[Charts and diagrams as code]
## START

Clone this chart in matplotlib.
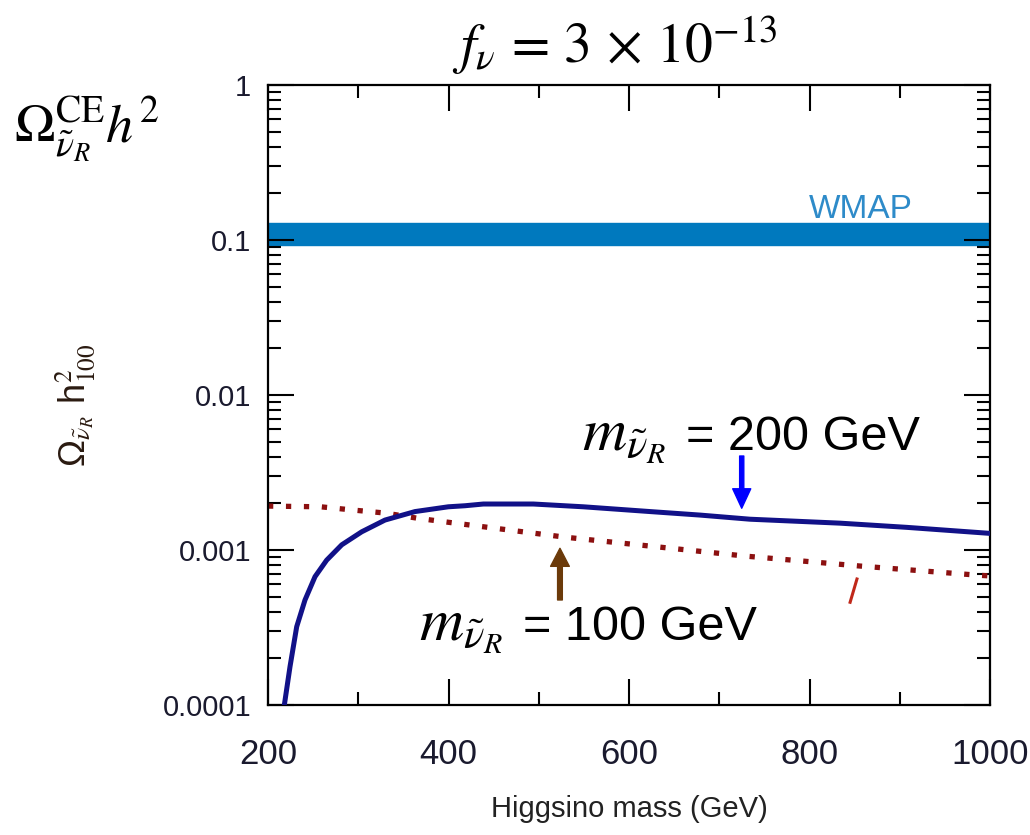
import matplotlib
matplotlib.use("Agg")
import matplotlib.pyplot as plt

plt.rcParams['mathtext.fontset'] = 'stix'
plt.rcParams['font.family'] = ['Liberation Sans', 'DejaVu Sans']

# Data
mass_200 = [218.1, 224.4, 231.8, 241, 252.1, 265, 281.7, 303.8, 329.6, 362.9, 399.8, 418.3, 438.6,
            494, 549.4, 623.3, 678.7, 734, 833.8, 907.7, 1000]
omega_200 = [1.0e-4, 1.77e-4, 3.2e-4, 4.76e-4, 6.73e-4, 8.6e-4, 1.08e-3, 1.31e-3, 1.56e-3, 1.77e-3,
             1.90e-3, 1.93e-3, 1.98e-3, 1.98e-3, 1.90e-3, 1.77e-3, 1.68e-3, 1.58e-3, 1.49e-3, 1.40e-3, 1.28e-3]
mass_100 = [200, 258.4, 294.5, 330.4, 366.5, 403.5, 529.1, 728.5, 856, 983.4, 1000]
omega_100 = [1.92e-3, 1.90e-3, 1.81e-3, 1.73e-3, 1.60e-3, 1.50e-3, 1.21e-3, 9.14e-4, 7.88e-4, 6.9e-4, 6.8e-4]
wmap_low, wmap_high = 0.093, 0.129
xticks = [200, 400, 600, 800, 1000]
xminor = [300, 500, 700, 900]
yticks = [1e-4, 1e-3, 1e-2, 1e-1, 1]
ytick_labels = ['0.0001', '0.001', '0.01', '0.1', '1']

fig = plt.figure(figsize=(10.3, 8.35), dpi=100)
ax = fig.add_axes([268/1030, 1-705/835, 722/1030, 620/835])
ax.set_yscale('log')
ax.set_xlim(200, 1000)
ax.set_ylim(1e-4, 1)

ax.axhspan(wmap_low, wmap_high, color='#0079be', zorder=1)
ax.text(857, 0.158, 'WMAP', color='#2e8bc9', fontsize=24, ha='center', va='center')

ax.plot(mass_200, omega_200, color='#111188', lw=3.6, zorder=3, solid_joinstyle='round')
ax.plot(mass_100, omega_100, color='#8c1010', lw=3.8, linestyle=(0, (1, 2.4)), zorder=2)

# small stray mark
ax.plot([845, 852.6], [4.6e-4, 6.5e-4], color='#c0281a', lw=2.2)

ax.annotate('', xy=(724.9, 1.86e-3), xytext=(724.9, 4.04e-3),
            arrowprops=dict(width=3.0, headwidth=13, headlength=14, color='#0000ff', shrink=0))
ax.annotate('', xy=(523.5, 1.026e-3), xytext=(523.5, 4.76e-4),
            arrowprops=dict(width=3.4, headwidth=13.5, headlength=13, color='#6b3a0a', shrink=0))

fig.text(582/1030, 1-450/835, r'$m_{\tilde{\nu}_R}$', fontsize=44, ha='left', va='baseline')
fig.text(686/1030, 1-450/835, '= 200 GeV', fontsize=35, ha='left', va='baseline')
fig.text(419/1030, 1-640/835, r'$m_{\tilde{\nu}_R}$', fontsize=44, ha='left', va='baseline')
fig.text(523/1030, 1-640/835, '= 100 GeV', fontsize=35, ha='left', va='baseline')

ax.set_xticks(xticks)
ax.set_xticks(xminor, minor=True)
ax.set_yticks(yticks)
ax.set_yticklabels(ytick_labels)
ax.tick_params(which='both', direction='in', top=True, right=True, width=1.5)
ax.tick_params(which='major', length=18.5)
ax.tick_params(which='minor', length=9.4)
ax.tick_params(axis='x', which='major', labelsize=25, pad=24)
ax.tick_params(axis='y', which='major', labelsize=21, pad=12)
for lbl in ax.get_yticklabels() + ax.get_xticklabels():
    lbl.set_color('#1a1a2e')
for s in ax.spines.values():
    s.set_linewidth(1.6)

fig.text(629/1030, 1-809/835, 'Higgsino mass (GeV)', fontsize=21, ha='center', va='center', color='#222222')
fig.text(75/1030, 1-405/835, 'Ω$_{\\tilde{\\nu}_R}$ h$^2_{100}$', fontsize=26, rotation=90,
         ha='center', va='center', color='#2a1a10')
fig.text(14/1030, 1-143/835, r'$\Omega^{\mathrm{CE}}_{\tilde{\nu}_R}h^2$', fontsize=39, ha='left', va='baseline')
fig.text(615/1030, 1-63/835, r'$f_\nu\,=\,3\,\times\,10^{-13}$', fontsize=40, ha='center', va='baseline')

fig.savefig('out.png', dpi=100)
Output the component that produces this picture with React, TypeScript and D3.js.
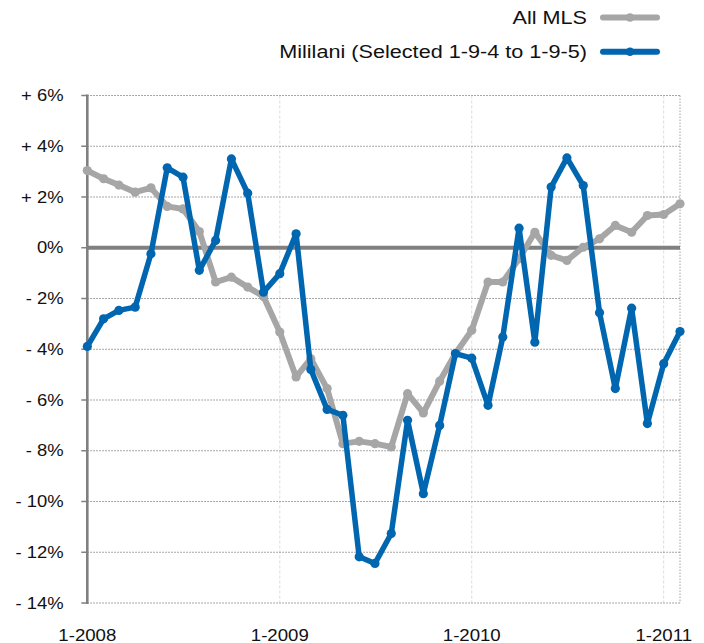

## END

Goal of the exercise:
Leave out the pictures, then repeat the listing above exactly from its first line to the line with "plt.rcParams['font.family'] = ['Liberation", inclusive.

Result below:
Clone this chart in matplotlib.
import matplotlib
matplotlib.use("Agg")
import matplotlib.pyplot as plt

plt.rcParams['mathtext.fontset'] = 'stix'
plt.rcParams['font.family'] = ['Liberation Sans', 'DejaVu Sans']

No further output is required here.